Supplied records:
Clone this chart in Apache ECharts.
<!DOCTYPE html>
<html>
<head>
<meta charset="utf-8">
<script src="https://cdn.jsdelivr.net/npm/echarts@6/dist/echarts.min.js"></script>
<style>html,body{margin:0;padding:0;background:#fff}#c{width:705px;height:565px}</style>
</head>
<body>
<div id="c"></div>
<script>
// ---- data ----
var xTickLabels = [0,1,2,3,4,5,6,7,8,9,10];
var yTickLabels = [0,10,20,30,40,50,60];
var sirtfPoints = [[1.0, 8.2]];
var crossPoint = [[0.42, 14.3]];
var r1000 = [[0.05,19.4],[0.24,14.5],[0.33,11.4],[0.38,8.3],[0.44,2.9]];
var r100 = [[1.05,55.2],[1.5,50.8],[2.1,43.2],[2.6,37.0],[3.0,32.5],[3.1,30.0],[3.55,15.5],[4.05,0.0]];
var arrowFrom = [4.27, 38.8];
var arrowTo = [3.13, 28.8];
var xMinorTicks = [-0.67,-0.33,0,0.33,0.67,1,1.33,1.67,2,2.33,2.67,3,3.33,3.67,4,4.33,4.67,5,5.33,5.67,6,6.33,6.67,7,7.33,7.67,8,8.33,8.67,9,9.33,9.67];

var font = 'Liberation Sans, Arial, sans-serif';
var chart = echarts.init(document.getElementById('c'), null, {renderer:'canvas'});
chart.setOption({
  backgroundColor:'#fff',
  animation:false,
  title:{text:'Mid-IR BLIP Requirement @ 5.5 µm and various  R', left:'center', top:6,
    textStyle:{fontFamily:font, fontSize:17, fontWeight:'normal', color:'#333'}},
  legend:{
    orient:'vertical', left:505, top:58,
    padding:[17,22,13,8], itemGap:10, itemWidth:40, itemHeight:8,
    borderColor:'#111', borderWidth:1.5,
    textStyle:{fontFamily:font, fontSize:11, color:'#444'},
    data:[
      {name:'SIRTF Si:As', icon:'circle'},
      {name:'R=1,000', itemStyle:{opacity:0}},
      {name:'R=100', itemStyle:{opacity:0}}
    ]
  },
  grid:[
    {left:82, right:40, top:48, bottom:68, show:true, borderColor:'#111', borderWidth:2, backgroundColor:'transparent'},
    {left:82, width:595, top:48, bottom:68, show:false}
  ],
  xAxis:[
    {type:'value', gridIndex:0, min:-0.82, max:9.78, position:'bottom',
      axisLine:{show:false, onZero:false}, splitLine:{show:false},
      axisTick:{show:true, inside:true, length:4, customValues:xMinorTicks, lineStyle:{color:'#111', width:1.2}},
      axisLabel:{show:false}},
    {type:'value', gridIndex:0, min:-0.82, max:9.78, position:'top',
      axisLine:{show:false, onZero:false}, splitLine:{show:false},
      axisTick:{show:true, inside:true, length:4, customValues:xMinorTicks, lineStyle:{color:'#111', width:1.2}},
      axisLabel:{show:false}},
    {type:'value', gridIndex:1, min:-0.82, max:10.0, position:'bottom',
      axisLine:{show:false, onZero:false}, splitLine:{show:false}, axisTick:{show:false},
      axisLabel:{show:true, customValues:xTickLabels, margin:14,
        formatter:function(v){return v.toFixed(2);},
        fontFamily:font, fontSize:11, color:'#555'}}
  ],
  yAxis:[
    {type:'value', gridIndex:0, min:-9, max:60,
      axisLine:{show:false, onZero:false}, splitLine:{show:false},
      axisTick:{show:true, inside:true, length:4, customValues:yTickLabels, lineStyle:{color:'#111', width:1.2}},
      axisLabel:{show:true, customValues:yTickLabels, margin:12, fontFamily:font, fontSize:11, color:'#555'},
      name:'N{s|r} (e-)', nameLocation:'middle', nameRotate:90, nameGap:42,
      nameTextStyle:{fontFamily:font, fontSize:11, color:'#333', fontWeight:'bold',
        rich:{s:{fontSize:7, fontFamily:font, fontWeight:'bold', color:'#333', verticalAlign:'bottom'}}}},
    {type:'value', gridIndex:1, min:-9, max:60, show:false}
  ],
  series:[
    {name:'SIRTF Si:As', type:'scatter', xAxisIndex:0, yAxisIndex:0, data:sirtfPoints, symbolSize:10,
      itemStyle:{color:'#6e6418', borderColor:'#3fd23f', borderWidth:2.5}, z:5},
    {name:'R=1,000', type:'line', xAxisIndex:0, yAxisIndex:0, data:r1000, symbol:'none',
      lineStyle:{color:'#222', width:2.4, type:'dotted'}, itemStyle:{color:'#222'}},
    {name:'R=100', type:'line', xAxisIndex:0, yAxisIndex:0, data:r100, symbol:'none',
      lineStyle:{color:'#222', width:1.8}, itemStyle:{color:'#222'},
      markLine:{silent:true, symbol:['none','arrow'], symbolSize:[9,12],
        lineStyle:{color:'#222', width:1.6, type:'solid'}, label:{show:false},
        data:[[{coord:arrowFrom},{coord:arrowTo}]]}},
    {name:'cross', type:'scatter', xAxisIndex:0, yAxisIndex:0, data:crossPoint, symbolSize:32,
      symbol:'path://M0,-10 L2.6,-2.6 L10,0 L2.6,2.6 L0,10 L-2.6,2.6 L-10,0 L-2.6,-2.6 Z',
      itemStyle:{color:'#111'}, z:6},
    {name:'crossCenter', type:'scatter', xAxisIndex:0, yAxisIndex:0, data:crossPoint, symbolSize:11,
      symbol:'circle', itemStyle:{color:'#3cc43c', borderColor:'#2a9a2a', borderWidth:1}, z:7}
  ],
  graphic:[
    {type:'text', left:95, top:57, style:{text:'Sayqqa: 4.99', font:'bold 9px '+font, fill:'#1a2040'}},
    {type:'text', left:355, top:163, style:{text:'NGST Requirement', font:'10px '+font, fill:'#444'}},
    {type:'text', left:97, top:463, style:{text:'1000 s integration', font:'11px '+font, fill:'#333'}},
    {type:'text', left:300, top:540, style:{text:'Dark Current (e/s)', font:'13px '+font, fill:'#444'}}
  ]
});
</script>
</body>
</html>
---
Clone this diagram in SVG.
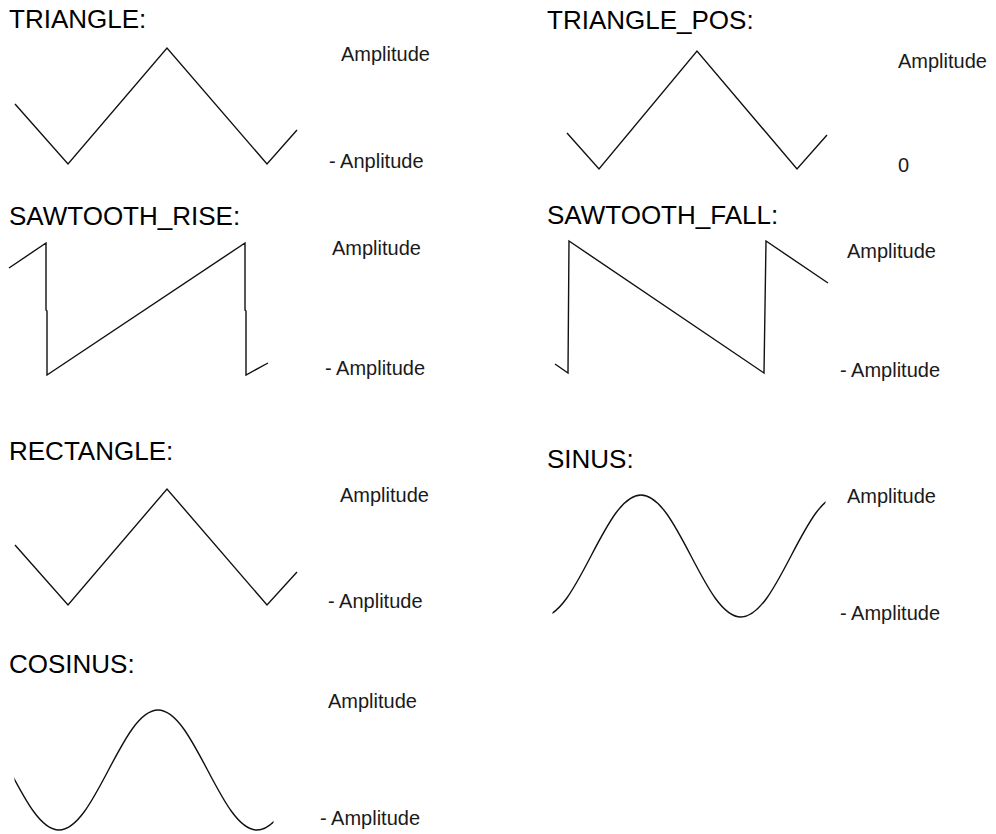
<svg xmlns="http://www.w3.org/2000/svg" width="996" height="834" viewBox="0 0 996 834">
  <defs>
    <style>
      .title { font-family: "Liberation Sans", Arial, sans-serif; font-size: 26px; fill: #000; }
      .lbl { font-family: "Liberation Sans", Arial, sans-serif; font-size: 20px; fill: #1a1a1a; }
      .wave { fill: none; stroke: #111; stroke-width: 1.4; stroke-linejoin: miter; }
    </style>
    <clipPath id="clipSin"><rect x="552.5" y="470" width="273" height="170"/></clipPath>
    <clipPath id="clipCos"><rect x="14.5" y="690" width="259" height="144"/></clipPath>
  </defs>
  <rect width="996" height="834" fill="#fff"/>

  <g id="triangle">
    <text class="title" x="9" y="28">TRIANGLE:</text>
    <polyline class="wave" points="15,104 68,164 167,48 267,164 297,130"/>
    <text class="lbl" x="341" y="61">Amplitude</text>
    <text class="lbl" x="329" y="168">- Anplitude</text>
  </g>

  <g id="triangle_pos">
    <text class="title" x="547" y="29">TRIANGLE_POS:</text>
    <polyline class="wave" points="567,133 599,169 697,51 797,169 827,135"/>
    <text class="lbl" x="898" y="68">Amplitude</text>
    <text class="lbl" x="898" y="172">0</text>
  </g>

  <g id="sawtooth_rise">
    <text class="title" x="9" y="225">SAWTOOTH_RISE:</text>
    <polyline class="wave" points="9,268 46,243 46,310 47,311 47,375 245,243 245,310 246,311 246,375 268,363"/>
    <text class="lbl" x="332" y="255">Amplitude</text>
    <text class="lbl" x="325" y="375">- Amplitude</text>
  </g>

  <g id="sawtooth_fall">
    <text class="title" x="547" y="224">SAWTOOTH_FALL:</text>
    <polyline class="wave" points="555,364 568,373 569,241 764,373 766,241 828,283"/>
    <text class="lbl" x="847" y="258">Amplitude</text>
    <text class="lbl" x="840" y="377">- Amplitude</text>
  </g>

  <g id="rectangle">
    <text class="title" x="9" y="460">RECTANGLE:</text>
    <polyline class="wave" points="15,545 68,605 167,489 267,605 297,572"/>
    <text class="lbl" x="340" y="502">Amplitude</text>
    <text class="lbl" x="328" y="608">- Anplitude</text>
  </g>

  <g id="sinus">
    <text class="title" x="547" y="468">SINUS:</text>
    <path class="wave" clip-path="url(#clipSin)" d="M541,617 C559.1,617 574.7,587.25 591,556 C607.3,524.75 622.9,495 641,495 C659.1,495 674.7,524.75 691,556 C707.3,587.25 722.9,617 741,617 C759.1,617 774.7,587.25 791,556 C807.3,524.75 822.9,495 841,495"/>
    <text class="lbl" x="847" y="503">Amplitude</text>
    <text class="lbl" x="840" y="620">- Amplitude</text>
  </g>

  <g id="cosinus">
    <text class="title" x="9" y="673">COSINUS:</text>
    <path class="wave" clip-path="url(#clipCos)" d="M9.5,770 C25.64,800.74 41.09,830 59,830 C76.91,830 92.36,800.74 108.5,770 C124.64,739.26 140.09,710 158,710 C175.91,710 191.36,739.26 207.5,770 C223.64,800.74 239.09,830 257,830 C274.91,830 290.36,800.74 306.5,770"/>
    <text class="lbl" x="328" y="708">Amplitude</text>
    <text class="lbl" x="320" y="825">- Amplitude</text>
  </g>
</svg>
--
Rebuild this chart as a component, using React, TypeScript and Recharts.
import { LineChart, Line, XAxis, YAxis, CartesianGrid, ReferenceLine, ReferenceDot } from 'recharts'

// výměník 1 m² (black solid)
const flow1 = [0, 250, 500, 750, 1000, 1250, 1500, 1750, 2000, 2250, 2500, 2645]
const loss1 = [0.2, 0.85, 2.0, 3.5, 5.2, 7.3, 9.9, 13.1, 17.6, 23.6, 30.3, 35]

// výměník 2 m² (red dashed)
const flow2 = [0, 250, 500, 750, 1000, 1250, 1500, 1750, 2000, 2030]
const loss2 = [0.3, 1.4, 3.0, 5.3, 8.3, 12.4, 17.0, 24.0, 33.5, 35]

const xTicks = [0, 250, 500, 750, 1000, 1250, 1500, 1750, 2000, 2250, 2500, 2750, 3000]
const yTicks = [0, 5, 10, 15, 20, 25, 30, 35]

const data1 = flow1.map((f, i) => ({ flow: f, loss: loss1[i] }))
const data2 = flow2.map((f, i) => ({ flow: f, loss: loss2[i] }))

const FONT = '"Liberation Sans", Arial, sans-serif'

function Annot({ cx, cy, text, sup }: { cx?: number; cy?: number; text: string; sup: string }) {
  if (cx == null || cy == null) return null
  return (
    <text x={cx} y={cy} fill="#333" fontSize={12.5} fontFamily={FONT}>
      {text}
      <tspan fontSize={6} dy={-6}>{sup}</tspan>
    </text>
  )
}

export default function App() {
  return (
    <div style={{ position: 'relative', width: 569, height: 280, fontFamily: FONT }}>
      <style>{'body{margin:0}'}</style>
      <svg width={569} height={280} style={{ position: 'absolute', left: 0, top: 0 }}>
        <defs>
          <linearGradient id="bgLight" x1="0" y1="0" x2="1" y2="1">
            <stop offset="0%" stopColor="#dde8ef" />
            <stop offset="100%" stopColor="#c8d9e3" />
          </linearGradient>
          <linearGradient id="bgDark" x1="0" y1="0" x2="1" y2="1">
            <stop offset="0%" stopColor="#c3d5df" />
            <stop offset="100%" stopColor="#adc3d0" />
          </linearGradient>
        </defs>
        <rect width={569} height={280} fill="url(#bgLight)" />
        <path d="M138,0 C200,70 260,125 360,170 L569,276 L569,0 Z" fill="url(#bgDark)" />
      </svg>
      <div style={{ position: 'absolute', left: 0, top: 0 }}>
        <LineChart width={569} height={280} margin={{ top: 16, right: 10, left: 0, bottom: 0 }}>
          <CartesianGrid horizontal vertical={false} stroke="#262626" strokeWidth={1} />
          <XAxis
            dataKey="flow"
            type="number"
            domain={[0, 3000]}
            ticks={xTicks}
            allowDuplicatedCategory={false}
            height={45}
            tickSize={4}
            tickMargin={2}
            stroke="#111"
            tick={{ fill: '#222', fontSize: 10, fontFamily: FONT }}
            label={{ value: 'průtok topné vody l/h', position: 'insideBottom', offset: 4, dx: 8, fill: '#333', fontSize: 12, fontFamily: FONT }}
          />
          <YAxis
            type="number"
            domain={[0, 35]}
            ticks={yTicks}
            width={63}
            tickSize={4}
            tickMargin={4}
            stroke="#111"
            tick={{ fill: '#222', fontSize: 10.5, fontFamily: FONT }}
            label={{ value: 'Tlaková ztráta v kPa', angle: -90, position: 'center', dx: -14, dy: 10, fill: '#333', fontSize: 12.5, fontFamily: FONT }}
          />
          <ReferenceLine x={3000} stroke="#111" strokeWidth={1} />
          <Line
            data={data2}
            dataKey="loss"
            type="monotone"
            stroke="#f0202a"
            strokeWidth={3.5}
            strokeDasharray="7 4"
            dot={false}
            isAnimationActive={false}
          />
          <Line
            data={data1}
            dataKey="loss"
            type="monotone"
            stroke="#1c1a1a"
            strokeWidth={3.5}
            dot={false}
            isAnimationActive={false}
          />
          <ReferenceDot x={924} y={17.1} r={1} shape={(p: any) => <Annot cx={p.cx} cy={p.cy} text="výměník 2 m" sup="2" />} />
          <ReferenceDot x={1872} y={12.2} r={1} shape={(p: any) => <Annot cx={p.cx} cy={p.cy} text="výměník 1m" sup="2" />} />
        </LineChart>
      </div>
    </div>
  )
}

Set exercise:
Lines holding the word "Clone" should be counted across the entries; state only how many there are.

Reply:
2